Can you actually bring yourself to refuse to buy anything manufactured outside the
United States?
You may do so, if you wish, but have your tried to do so recently? Before you go
making any rash, blanket statements on the matter, check the shelves at your local
merchant’s to see if essentials you want and need are provided with “Made in U.S.A.
labels attached.
Check shoes, for instance. Examine footwear for men, women and children and see
how many you find which are made here in the States. Oh, you may well recognize the
name as being one you remember for many years past, but when you look inside you find
that the firm making them has long since departed these shores.
China produces more shoes, I think, than just about anyone, and I take great pride
in pointing out that a pair of black dress shoes I wear - a well-known brand name shoe -
are not made in China. Of course not! They are, instead, made in India and have been for
some years.
The movement overseas has been a gradual thing but it is becoming quite
noticeable when you shop for the family’s needs.
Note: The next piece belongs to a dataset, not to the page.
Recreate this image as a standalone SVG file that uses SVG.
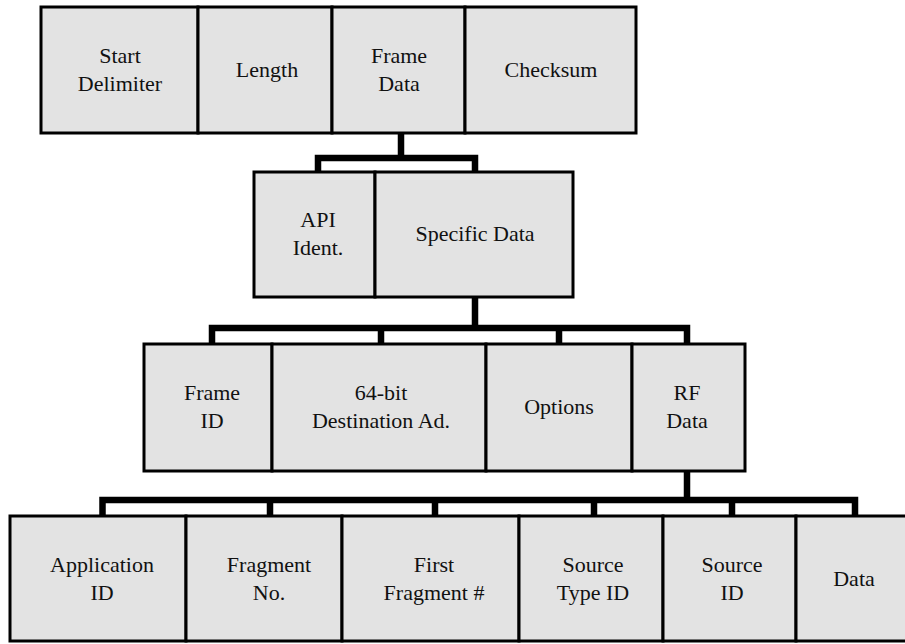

So many articles of clothing are made in China, Korea, India, Taiwan, and I wear a
plaid sports shirt which was manufactured, not in Scotland, but in Bangladesh, which I
now find I can’t be sure I can even spell correctly. We used to see a lot of things “Made in
Hong Kong” but that was a well-established bit of politically-correct merchandising which
disappeared when Hong Kong reverted to Red China several year ago. It was an open
secret for many years that much, or most, the item we bought “Made in Hong Kong”
were actually made in China and “distributed” through Hong Kong’s established
world-wide trading firms.
Subtle little tricks are commonly used to misguide a trusting and gullible public. One
New York firm which marketed ladies’ gloves imported a line of fancy gloves from Italy.
The gloves where, as far as they knew, actually made in Italy, but before they were
marketed here, a narrow lace trim was stitched to the edge of each glove, bearing the
tiny label which, was, technically quite accurate and true when it attested to the fact
that the lace trim was “Made the U.S.A.”
Much of our electronic products origination moved to Mexico and the Orient many
years ago; to Mexico mainly in the assembly phase, but to the Orient for manufacture of
the television sets, computers, monitors, printers and other such gadgets such a
photographic equipment, supplies and attachments on which we depend so widely
today.
If you think you can get toys and such things for the children come Christmas or
birthday occasions and you expect the toys to be home-made...i.e. in the U. S. of A, you
had best think again!. Even “Lincoln Logs” are made in China these days.
One has to wonder what it might be like once free trade markets really opens up
with China. I wonder, too, if this Chinese merchandise “invasion” has hit European markets
with the same depth that we see here.